「オレンジの悪魔」がまたやってくれた。京都橘高校吹奏楽部だ。国慶節に招かれてのマーチングが注目を浴び、台湾のテレビ番組でもネット上でも、さかんに称賛されている。
十月十日は双十節。孫文が清王朝打倒の狼煙を挙げ、いわば辛亥革命の口火が切られた日だ。国慶節とも建国記念日とも称ばれ、台湾にとっては大切な祝日である。賑にぎしくパレードが催され、国民は休日となる。そのパレードに「オレンジの悪魔」が参加した。
彼女ら(男子も少数混じる、彼らの名誉のために註)の演奏と行進と集団行動が、必ずや外国人聴衆の喝采を浴びるだろうことは、アメリカのローズパレードに参加した二度の実績で証明済みだ。
果せるかな、いくつもの台湾メディアに「悪魔」の文字が踊っている。
テレビ番組の抜粋やマニア撮影の動画がユーチューブを賑わしていて、満面の笑みで拍手したり手を振ったりを繰返す蔡英文総統の姿を挟みながら、驚愕と称賛のナレーションで紹介されている。
これなら完全にアマチュアによる民間外交だ。中華人民共和国が口出しする筋合いではない。
ネット上には、「そうとう練習したんだろうなあ」なんぞと台湾ユーザーの暢気なコメントが見える。
―― いえいえそれどころか、入学して入部したその日から毎日、彼女らはマーチングのことを考えてきたのですよ。試験期間中だって正月だって、歩幅62.5センチで歩くことを心掛け、自分の楽器の息遣いを意識して生活してきたのですよ。
―― 入部するまで演奏経験皆無だった部員もあります。でも中には、中学生だったある時、橘へ進学して吹奏楽部に入部したいと希望したそのときから、髪を伸ばし始めたお嬢さんもあるのです。橘のトレードマークともいえる、お揃いのポニーテールにしたいからです。

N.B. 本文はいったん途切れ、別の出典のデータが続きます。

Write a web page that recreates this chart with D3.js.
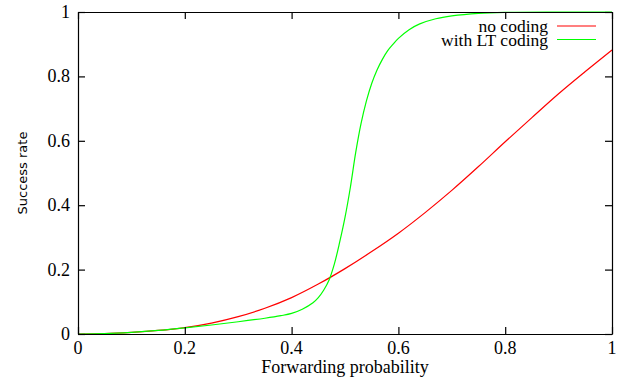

「悪魔というニックネームはねえだろう。彼女らは妖精じゃねえか」とのコメントもわんさか寄せられている。
―― みずから悪魔と名乗ったわけじゃありません。コンクールなどで、アイツらが出てきたんじゃしょうがねえや、また持っていかれちまう。そう嘆いた全国の吹奏楽部関係者が、さように呼んだに過ぎません。
本番前日は、あいにくの雨天だった。全員揃いの雨合羽姿でリハーサルに臨んだ。進行やカメラ位置をチェックしたい、イベント演出者やメディア関係者からの要望もあったのだろう。
今はガランとしているスタンドが、明日は人で一杯になる。あの貴賓席に総統や偉いさんたちが腰掛ける。日本からも議員団が来ているとのことだから、あのあたりに腰掛けるのだろうか。
楽器を濡らすわけにはゆかない。ドラムメジャー(指揮者、部のキャプテン)の指揮にそって、彼女らは楽器を構える姿勢をとって行進し、自分のパートを歌った。♬ タララ~、リララ~。打楽器担当は、それぞれ自分が拍つところを拍手しながら行進した。
このリハの動画は、堂々たる本番の映像以上に、感動的である。
台北の大路を悪魔たちが往く。本番は滞りなく進行した。台湾の皆さんに対して、佳い贈物ができた。彼女らと関係者ご一同の輝かしき功績である。
願わくは五十年後、あの時のことがあったればこそ以後の人生があり、今の私があると、全員に回想して欲しい。しかしこのうちのいく人かは、あん時すべての運を使い果しちまったのかもネ、と呟くことも避けられまい。人の世とは、おうおうにしてさようなものと、当方は承知している齢だ。やはり悪魔の所業であるか。